Assets under management with a sustainability focus have increased tremendously over the years. New EU regulation now requires investment advisors and managers to assess their retail clients’ sustainability preferences. However, sustainability preferences are difficult to define and interpret. Understanding more about how clients orientate their sustainability preferences and why they choose to invest in high ESG assets is crucial. During the Inquire Europe spring seminar Peiran Jiao from Maastricht University presented his research ‘Altruists going on an ego trip: Beliefs and ambiguity attitudes in socially responsible investment’ which addresses these issues.
For those who were unable to attend his presentation, a summary has been made:
“In 2014, one in nine dollars of AUM were involved in SRI, whereas in 2020 this number tripled to one in three dollars. Generally, this has been explained through two factors. The first is social preferences. People want to contribute to saving the environment or they wish to portray the image that they care about these types of issues. They are therefore willing to give up some level of financial performance in order to invest in accordance with their social preferences. The second reason is the consideration of financial performances; they expect a superior return or/and risk performance from high ESG investments.
These reasons are based on the beliefs that investors have towards ESG investments, but research shows that these beliefs have not been formally evaluated; and worse still, these beliefs can be systematically biased. On the one hand, those taking the financial consideration approach think wishfully and overstate the expected ESG fund return. On the other, those concerned with their image will understate the ESG fund return, as if financial returns are not the reason to why they invest in high ESG funds.

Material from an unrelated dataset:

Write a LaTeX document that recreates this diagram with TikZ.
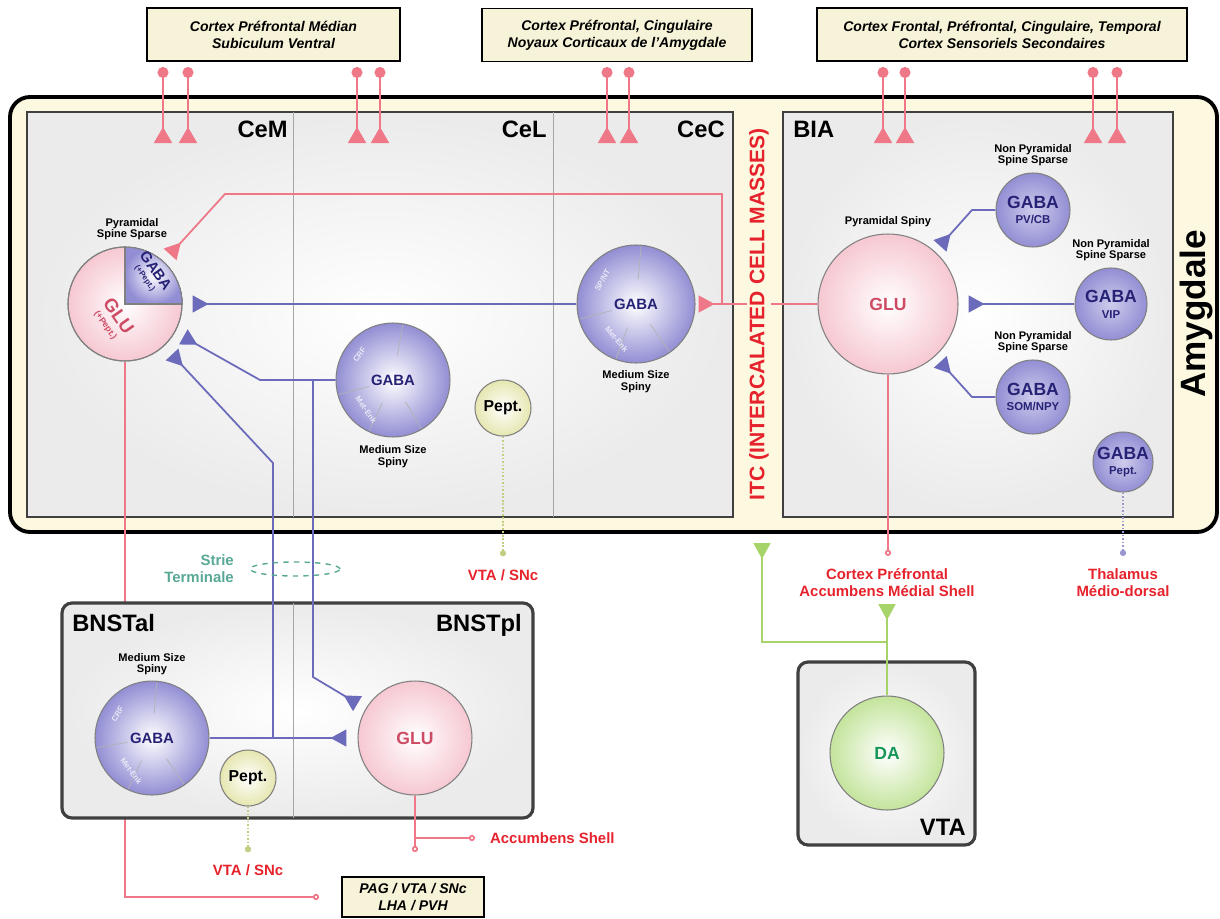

In this project we address this problem by using the adapted exchangeability method; what we get is a quantitative and incentivized measure of expectations, about risk and return.
Next, we also look at ambiguity attitudes of investors towards high and low ESG funds. Ambiguity is uncertainty with unknown probability distribution of future outcomes. People are ambiguity averse in general. Therefore, they may invest in assets with a high ESG label if they think the label can resolve ambiguity. For instance, one might think that a ESG label is associated with higher or lower results. On the other hand, the ESG label might actually increase ambiguity and make the task more difficult for retail investors; even in finance literature researchers are unsure whether high ESG investments will outperform low ESG investments.
What we find through our research is that adding a high ESG label leads to a higher expected return and lower expected risk, which is actually the opposite of what has been found using other methods. It also makes our experimental participants more conservative when updating on negative information, which means that their beliefs are more resilient to negative shocks. Finally, these participants are less ambiguity-averse towards investment returns when they know that a fund has a high ESG label; a high ESG rating can reduce investors’ perceived ambiguity in the investment.
Overall, we find evidence that investors are likely to understate the ESG financial performance to emphasize their social preference motives in unincentivized questionnaires. Thus, financial motives play an essential role in SRI decisions. Meanwhile, as an alternative explanation to ESG investing, a high ESG rating label can promote SRI by reducing the amount of perceived ambiguity associated with the asset.
This information is important for theorists, as it helps us determine why investors engage in SRI. Moreover, it can serve as a practical tool to assess retail investors’ ESG preferences. For example, funds can incorporate our tools to achieve precision marketing into client profiling, and to obtain a reliable measure of their clients’ beliefs and ambiguity attitudes in the ESG territory”.